Mi pareva che sulle imponenti e anonime facciate fosse scritto a caratteri ben chiari non solo la speranza e la volontà di “risalire sulla barca rovesciata”, che chiamiamo “resilienza”, ma anche la consapevolezza che questo non è possibile senza la collaborazione di tutti. E, rileggendo ora fra quelle righe, mi sembra che quel messaggio possa andare oltre la necessità di un aiuto reciproco, giungendo a sottolineare il valore in sé delle relazioni, indispensabili alla vita affettiva e mentale di ciascuno.
Insomma, un richiamo forte a superare l’individualismo e quel triste senso di estraneità che ci contagiava da tempo come un virus, già prima dell’arrivo del covid, con la sopraggiunta riscoperta di essere mortali (forse ce n’eravamo un po’ dimenticati) e malgrado l’accresciuta diffidenza-prudenza che ci induce ad alzare la mascherina fin sopra gli occhi.
Un bisogno forte e consapevole di relazioni, di unità e integrazione, che evidenzia la centralità delle interazioni con gli altri quale carattere primario del nostro essere sociali, fattore che determina la qualità della vita individuale e che addirittura modella la struttura cerebrale (neuroplaticità), come dimostrano le ricerche della neurobiologia interpersonale, che studia il cervello come organo sociale. Introdurre nuovi pensieri, grazie alle interazioni con gli altri, genera infatti nuovi circuiti cerebrali, e anche a queste interconnessioni è andato il mio pensiero, contemplando non solo le luminarie che collegavano i balconi, ma la stessa contiguità delle minuscole lampadine colorate e lampeggianti. L’integrazione mentale e sociale sorge proprio dal vedere la realtà con più colori e sfumature, cogliendo i nessi al di là del luogo comune che intende la diversità come separazione.

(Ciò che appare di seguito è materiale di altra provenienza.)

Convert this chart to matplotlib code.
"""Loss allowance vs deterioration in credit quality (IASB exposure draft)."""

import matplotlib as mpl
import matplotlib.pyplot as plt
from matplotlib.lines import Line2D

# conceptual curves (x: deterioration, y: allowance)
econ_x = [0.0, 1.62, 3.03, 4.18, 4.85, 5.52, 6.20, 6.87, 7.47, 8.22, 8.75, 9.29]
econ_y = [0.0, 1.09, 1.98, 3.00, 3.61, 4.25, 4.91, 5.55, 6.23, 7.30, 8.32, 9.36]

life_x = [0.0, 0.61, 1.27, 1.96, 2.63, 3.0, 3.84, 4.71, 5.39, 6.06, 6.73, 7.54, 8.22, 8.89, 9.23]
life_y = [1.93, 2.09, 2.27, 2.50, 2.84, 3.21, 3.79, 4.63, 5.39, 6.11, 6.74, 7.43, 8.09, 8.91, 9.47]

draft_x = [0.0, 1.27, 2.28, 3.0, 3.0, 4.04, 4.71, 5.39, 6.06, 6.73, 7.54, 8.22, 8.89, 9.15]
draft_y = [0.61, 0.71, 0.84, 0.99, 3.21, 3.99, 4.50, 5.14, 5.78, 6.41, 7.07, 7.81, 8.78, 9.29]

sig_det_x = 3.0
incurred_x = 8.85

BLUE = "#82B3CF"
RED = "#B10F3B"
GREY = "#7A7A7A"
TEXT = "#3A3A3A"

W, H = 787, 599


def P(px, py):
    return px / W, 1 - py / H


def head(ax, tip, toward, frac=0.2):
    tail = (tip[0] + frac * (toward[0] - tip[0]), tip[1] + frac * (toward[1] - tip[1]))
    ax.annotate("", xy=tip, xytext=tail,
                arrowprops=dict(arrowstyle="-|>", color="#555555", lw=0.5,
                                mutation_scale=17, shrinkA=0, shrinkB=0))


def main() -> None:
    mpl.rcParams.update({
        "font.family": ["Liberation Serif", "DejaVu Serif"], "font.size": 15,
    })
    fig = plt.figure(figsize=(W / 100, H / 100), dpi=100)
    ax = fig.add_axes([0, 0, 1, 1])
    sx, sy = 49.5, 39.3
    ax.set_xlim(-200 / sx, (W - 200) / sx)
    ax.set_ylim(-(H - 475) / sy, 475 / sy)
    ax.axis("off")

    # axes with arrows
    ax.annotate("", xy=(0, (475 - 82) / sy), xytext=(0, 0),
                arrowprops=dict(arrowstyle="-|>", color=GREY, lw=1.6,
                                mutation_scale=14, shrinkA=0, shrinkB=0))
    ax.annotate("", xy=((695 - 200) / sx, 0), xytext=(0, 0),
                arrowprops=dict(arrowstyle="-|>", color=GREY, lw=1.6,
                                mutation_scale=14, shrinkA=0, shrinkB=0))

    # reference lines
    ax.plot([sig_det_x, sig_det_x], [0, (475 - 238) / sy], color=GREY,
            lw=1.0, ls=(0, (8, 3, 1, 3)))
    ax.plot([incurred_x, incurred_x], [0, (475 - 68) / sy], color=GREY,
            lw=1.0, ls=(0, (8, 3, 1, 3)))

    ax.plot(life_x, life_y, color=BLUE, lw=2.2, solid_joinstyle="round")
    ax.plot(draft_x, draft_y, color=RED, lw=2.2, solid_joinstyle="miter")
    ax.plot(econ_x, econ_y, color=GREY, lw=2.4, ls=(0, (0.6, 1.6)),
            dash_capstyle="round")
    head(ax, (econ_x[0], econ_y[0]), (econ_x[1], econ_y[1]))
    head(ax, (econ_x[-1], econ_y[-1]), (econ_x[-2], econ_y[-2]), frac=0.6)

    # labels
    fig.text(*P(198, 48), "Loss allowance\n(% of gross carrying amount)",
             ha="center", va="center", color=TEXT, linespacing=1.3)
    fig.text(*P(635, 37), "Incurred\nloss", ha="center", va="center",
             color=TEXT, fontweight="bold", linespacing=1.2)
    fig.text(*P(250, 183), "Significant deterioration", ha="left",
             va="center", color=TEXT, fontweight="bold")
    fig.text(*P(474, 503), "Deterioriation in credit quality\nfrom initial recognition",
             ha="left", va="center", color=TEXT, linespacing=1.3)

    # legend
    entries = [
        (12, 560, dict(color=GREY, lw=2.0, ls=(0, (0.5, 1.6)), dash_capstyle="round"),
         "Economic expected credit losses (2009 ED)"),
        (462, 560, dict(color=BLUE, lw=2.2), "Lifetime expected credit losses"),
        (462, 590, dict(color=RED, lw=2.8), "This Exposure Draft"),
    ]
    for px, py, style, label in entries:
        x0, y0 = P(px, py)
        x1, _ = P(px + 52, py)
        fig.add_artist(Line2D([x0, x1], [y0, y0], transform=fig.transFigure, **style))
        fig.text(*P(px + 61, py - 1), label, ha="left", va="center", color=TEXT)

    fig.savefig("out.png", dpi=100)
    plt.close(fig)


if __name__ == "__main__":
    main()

La mia passeggiata serale, dunque, mi ha suggerito che la negatività va trasformata, che non è separata o opposta al positivo, ma è solo l’estremo di una polarità che include, per la stessa legge fisica e per un criterio di dualità insito nella nostra dimensione materiale, quelli che sembrano gli opposti. Gli addobbi natalizi di quest’anno, innegabilmente meno felice degli altri, possono dire qualcosa di più vero, realmente connesso a un anelito di nascita o di rinascita, a una visione olistica che ci invita a rinnovare l’attività sociale, a promuovere unità e integrazione dentro e fuori di noi, come quell’insieme di lucette multicolori sembra indicare.
Queste piccole luci, infatti, ciascuna col suo colore, pur brillanti nella notte, non sono di per sé tanto significative rispetto alla bellezza che assumono quando sono unite l’una all’altra. È questa “visione d’insieme” che dà senso e valore ai momenti della nostra vita e ai rapporti con le persone che ci circondano. Una constatazione che può anche intendersi come un’accorata esortazione, quale Irving Stone, nel suo romanzo Il tormento e l’estasi sulla vita di Michelangelo, mette sulla bocca del padre spirituale, rivolta al grande artista: «Cerca di concepire la tua vita come un tutto, anziché come una serie di disparati frammenti. Così ti renderai conto che ogni periodo si sviluppa da quello precedente e che ve n’è sempre uno nuovo davanti a te».